Simulation | Parameters | QFT | #Logical qubits | #\(T\) gates |
---|---|---|---|---|
Computing transport coefficients (relevant to the study of quark-gluon plasmas) | \(\begin{gathered}L=10, T=1\\ \Lambda=10, \epsilon=10^{-8}\end{gathered}\) | \(\begin{gathered}\mathrm{U}(1)\\\mathrm{SU}(3)\end{gathered}\) | \(\begin{gathered}10^4\\10^5\end{gathered}\) | \(\begin{gathered}10^{17}\\10^{49}\end{gathered}\) |
Simulation of heavy ion collisions | \(\begin{gathered}L=100, T=10\\ \Lambda=10, \epsilon=10^{-8}\end{gathered}\) | \(\begin{gathered}\mathrm{U}(1)\\ \mathrm{SU}(3)\end{gathered}\) | \(\begin{gathered}10^7\\ 10^{8}\end{gathered}\) | \(\begin{gathered}10^{23}\\ 10^{55}\end{gathered}\) |
Computing hadronic tensor of the proton | \(\begin{gathered}L=20, T=8000\\ \Lambda=10, \epsilon=10^{-8} \end{gathered}\) | \(\mathrm{SU}(3)\) | \(10^6\) | \(10^{56}\) |
Table 1: Resource estimates from [9] for simulation of a range of problems. The estimates consider time evolution for time \(T\) of an \(L \times L \times L\) lattice, using a cutoff of \(\Lambda\) for the gauge fields. The precision in the evolution is bounded by \(\epsilon\).
Caveats
Discretization of the continuous field theory to the lattice setting introduces a number of nuances that are also present in classical approaches, but must be considered afresh in quantum calculations. As discussed in [14], discretization of the fermion field breaks the Lorentz invariance of the fermion kinetic term, which introduces unphysical additional flavors of fermions (known as the fermion doubling problem). This issue can be mitigated in several established ways, each with their own merits and drawbacks for quantum simulation. It is also necessary to carefully track other errors resulting from discretization and ensure that these vanish when scaling and extrapolating to the continuum limit [15].
As noted in [2, Sec. 6b] and [16], there are a number of possible bases that can be used for the gauge degrees of freedom, and it is currently unclear which choice is optimal for quantum simulation.
Comparable classical complexity and challenging instance sizes
The end-to-end scattering processes typically considered at particle accelerators are too complex to be solved from first principles and are tackled using a range of approximate techniques [6]. These calculations often include parameters obtained from first-principles lattice gauge theory calculations on simpler systems, and they typically proceed through a Lagrangian formulation, rather than a Hamiltonian formulation. This leads to Monte Carlo sampling of a path integral in Euclidean spacetime, the application of which to dynamical problems or static problems with high fermion density is limited by the fermionic sign problem.
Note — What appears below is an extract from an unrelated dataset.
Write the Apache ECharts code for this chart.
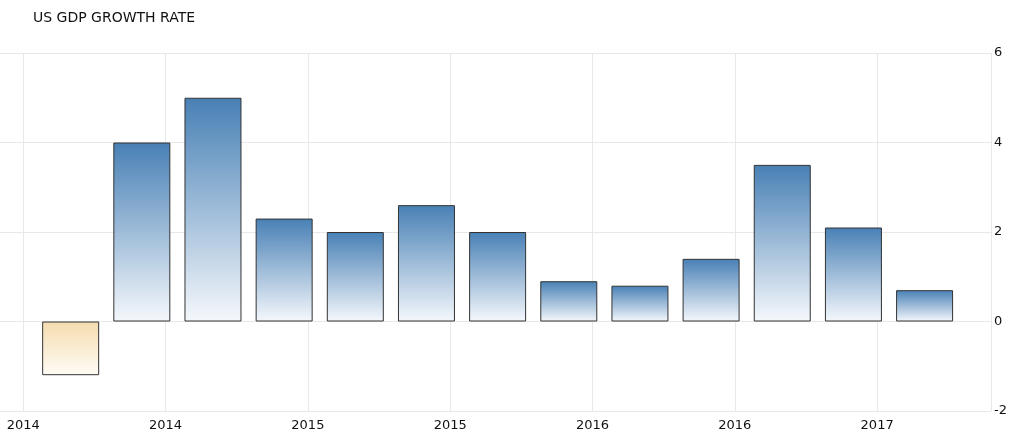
<!DOCTYPE html>
<html><head><meta charset="utf-8">
<script src="https://cdn.jsdelivr.net/npm/echarts@6/dist/echarts.min.js"></script>
<style>html,body{margin:0;padding:0;background:#fff}#c{width:1014px;height:439px}</style>
</head><body><div id="c"></div>
<script>
const quarters = ['2014-03','2014-06','2014-09','2014-12','2015-03','2015-06','2015-09','2015-12','2016-03','2016-06','2016-09','2016-12','2017-03'];
const growth = [-1.2, 4.0, 5.0, 2.3, 2.0, 2.6, 2.0, 0.9, 0.8, 1.4, 3.5, 2.1, 0.7];
const baseYear = 2014;

function monthIndex(s) {
  const [y, m] = s.split('-').map(Number);
  return (y - baseYear) * 12 + (m - 1);
}
function grad(top, bottom) {
  return new echarts.graphic.LinearGradient(0, 0, 0, 1, [
    { offset: 0, color: top }, { offset: 1, color: bottom }
  ]);
}
const data = quarters.map((q, i) => ({
  value: [monthIndex(q), growth[i]],
  itemStyle: {
    color: growth[i] >= 0 ? grad('#4880b5', '#f5f8fc') : grad('#f5dcaf', '#fffcf6'),
    borderColor: '#333',
    borderWidth: 1
  }
}));

const chart = echarts.init(document.getElementById('c'), null, { renderer: 'canvas' });
chart.setOption({
  animation: false,
  backgroundColor: '#fff',
  textStyle: { fontFamily: 'DejaVu Sans' },
  title: {
    text: 'US GDP GROWTH RATE', left: 28, top: 6,
    textStyle: { fontFamily: 'DejaVu Sans', fontSize: 14, fontWeight: 'normal', color: '#111' }
  },
  grid: { left: -119.1, right: 23, top: 53, bottom: 28, containLabel: false, outerBoundsMode: 'none' },
  xAxis: {
    type: 'value', min: -6, max: 40.8, interval: 6,
    axisLine: { show: false }, axisTick: { show: false },
    splitLine: { show: true, lineStyle: { color: '#e8e8e8', width: 1 } },
    axisLabel: {
      margin: 8, color: '#111', fontSize: 13, fontFamily: 'DejaVu Sans',
      showMaxLabel: false,
      formatter: v => String(baseYear + Math.floor(v / 12))
    }
  },
  yAxis: {
    type: 'value', position: 'right', min: -2, max: 6, interval: 2,
    axisLine: { show: false }, axisTick: { show: false },
    splitLine: { show: true, lineStyle: { color: '#e8e8e8', width: 1 } },
    axisLabel: { margin: 3, color: '#111', fontSize: 13, fontFamily: 'DejaVu Sans' }
  },
  series: [{
    type: 'bar', barWidth: 57, data: data
  }]
});
</script></body></html>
For example, it is challenging to compute parton distribution functions with classical methods [2]. Nevertheless, classical approaches have been very effective for static problems with lower fermion density; for a review of current state-of-the-art calculations and limitations see [17] and its companion whitepapers referenced therein.
Recent work has investigated the Hamiltonian formulation of lattice gauge theories (LGTs) using tensor network methods; see, for example, [12] (\(d=2, L=16\), U\((1)\) LGT with gauge field cutoff \(\Lambda=1\)) and [13] (\(d=3, L=8\), U\((1)\) LGT with gauge field cutoff \(\Lambda=1\)). Like quantum simulations, tensor network approaches are sign-problem free and so may be of interest in regimes out of reach of conventional Monte Carlo–based approaches.
Speedup
For simulations with a sign problem, classical Monte Carlo methods are exponentially costly in system size. In addition, it was observed that the bond dimensions required for tensor network approaches increase rapidly with system size [13], suggesting the potential for exponential quantum speedups for dynamical problems. This suggestion is reinforced by the BQP-completeness of the simulation of certain field theoretic processes [18]. Nevertheless, the constant factors for quantum simulations of LGTs are currently high, and we require the ability to efficiently prepare initial states of interest.
NISQ implementation
There has been significant research on implementing simplified models of LGTs using analog quantum simulators such as cold atoms or trapped ions; see for example [19, 2] and references therein. There have also been works applying variational algorithms to LGTs, such as [20, 21, 22].
Outlook
Investigations into how quantum computers can be used to complement classical methods for simulating lattice field theories are still in their initial stages. While quantum computers can, in principle, efficiently simulate the complex scattering experiments performed in particle accelerators, the resources required to do so would be astronomical using currently known techniques. Future work must determine the best targets for quantum simulations, and work to reduce asymptotic scaling factors and constant prefactors. In particular, the qubit encoding (currently scaling as \(\mathcal{O}\left( L^d \right)\) qubits for a lattice in \(d\) spatial dimensions with each dimension having \(L\) sites) means that a large number of logical qubits will likely be required for calculations of interest where, as illustrated by examples above, we may consider \(L = 10\)–\(100\) to challenge classical approaches.